My friend, do you doubt God’s love? Let me beseech you to look to the Lamb of God and know in this was manifested the love of God to us in that He gave His only begotten Son to be our Saviour.

In the act of giving we have the measure, but in the One given we have the expression of God’s love. Listen to the words uttered when man had done his very worst, “Father, forgive them for they know not what they do.” In that prayer was expressed the perfect love of God as Christ prays for His murderers.

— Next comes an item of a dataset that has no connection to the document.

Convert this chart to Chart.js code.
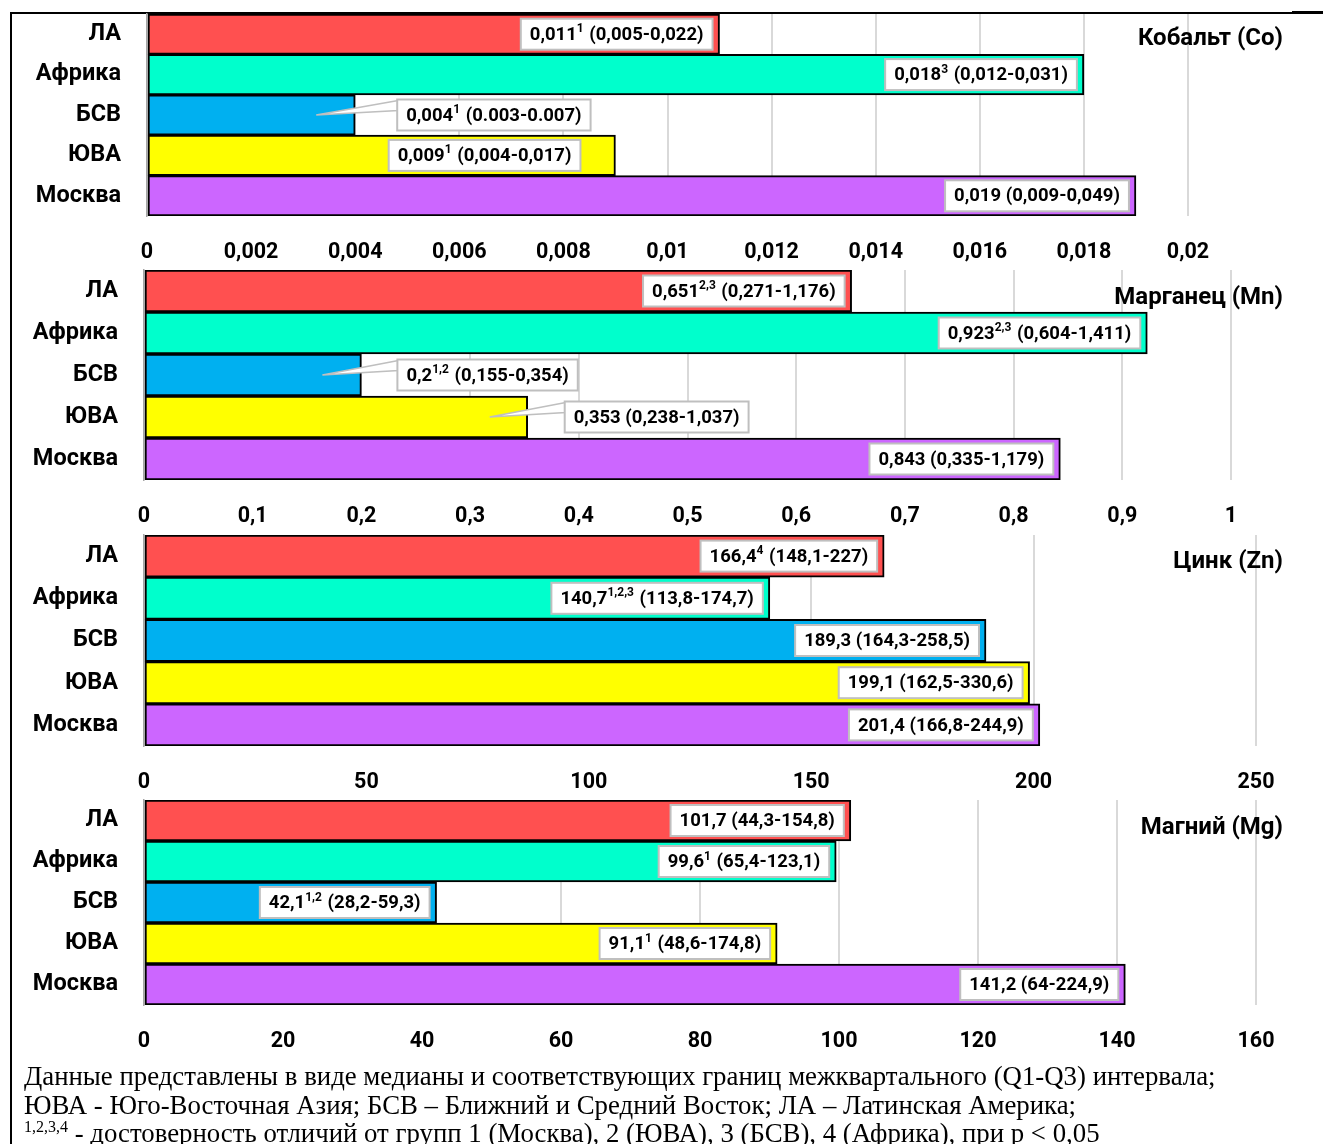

I believe these words reached the ear of the thief alongside the Saviour. He had been cursing and blaspheming the Saviour as he joined in with the other thief and the crowd in taunting the Christ of God. Think of a dying robber just going to drop into a lost eternity, spending his last breath in abusing Christ! But notice that Christ will spend His last breath in praying for those who are abusing Him. If sin leads a man to abuse Christ, He, in the goodness of His heart, expresses the love of God to sinners in praying for His murderers. I think it was that prayer that wrought a great change in the heart of one dying thief.

Others continued to gibe and jeer, but he looked into the face of God incarnate, into the face of Jesus, and saw grace, kindness, perfect love, and forgiveness there. That love broke him down, won his heart, brought him salvation, and took him to glory. That first trophy of the cross is a pattern for all. The dying thief got the assurance of present salvation by a simple trust in a crucified Saviour apart from ritual, apart from ordinances, apart from works of any kind. It was faith, plus nothing; it was free grace and that alone that opened the gate of paradise to that sinner that day. Take one look at the cross, my friend. See Jesus there for you. I implore you to trust Him. He is the expression of God’s love to you.